• **Problem description**
Leaving out the pictures, transcribe all of the records faithfully.

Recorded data
================================
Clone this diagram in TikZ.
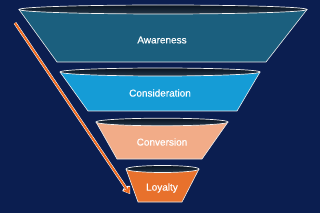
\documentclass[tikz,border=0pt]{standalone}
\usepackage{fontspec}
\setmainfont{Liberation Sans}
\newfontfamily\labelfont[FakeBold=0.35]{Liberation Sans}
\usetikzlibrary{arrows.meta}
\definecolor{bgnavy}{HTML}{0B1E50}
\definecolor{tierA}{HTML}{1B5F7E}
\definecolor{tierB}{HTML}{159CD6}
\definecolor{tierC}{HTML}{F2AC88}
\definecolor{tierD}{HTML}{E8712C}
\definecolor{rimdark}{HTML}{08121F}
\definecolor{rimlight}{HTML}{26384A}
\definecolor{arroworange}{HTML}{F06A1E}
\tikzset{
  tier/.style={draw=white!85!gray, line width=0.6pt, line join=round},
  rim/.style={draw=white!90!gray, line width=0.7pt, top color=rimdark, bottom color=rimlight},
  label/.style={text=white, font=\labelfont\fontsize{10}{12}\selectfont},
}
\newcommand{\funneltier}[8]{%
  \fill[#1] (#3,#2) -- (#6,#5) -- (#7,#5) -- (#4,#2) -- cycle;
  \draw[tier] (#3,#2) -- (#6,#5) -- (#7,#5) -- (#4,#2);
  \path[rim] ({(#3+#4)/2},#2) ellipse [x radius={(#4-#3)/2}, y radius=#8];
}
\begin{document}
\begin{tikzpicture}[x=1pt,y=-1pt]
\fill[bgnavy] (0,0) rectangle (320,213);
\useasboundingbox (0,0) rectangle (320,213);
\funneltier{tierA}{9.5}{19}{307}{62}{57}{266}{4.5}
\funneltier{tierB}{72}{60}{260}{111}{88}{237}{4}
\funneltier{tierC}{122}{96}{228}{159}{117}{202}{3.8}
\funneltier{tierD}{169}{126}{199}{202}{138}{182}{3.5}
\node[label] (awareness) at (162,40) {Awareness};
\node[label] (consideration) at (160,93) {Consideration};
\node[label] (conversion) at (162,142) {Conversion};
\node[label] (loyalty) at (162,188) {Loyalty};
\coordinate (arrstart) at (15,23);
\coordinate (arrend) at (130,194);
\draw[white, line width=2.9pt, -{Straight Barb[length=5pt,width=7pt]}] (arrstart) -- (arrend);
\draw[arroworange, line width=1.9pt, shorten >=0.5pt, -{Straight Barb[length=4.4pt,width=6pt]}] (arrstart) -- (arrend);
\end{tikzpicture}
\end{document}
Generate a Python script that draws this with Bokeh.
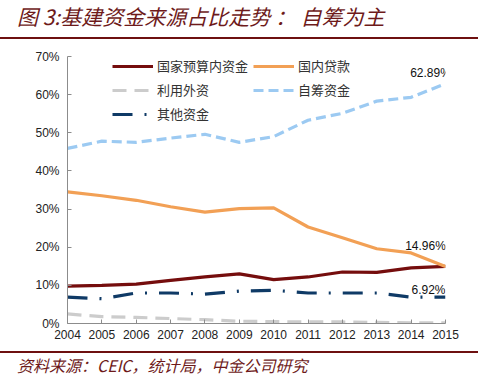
================================
• **Answer to this problem**
Clone this diagram in TikZ.
\documentclass[tikz,border=0pt]{standalone}
\usepackage{fontspec}
\setmainfont{Liberation Sans}
\newfontfamily\labelfont[FakeBold=0.35]{Liberation Sans}
\usetikzlibrary{arrows.meta}
\definecolor{bgnavy}{HTML}{0B1E50}
\definecolor{tierA}{HTML}{1B5F7E}
\definecolor{tierB}{HTML}{159CD6}
\definecolor{tierC}{HTML}{F2AC88}
\definecolor{tierD}{HTML}{E8712C}
\definecolor{rimdark}{HTML}{08121F}
\definecolor{rimlight}{HTML}{26384A}
\definecolor{arroworange}{HTML}{F06A1E}
\tikzset{
  tier/.style={draw=white!85!gray, line width=0.6pt, line join=round},
  rim/.style={draw=white!90!gray, line width=0.7pt, top color=rimdark, bottom color=rimlight},
  label/.style={text=white, font=\labelfont\fontsize{10}{12}\selectfont},
}
\newcommand{\funneltier}[8]{%
  \fill[#1] (#3,#2) -- (#6,#5) -- (#7,#5) -- (#4,#2) -- cycle;
  \draw[tier] (#3,#2) -- (#6,#5) -- (#7,#5) -- (#4,#2);
  \path[rim] ({(#3+#4)/2},#2) ellipse [x radius={(#4-#3)/2}, y radius=#8];
}
\begin{document}
\begin{tikzpicture}[x=1pt,y=-1pt]
\fill[bgnavy] (0,0) rectangle (320,213);
\useasboundingbox (0,0) rectangle (320,213);
\funneltier{tierA}{9.5}{19}{307}{62}{57}{266}{4.5}
\funneltier{tierB}{72}{60}{260}{111}{88}{237}{4}
\funneltier{tierC}{122}{96}{228}{159}{117}{202}{3.8}
\funneltier{tierD}{169}{126}{199}{202}{138}{182}{3.5}
\node[label] (awareness) at (162,40) {Awareness};
\node[label] (consideration) at (160,93) {Consideration};
\node[label] (conversion) at (162,142) {Conversion};
\node[label] (loyalty) at (162,188) {Loyalty};
\coordinate (arrstart) at (15,23);
\coordinate (arrend) at (130,194);
\draw[white, line width=2.9pt, -{Straight Barb[length=5pt,width=7pt]}] (arrstart) -- (arrend);
\draw[arroworange, line width=1.9pt, shorten >=0.5pt, -{Straight Barb[length=4.4pt,width=6pt]}] (arrstart) -- (arrend);
\end{tikzpicture}
\end{document}
Generate a Python script that draws this with Bokeh.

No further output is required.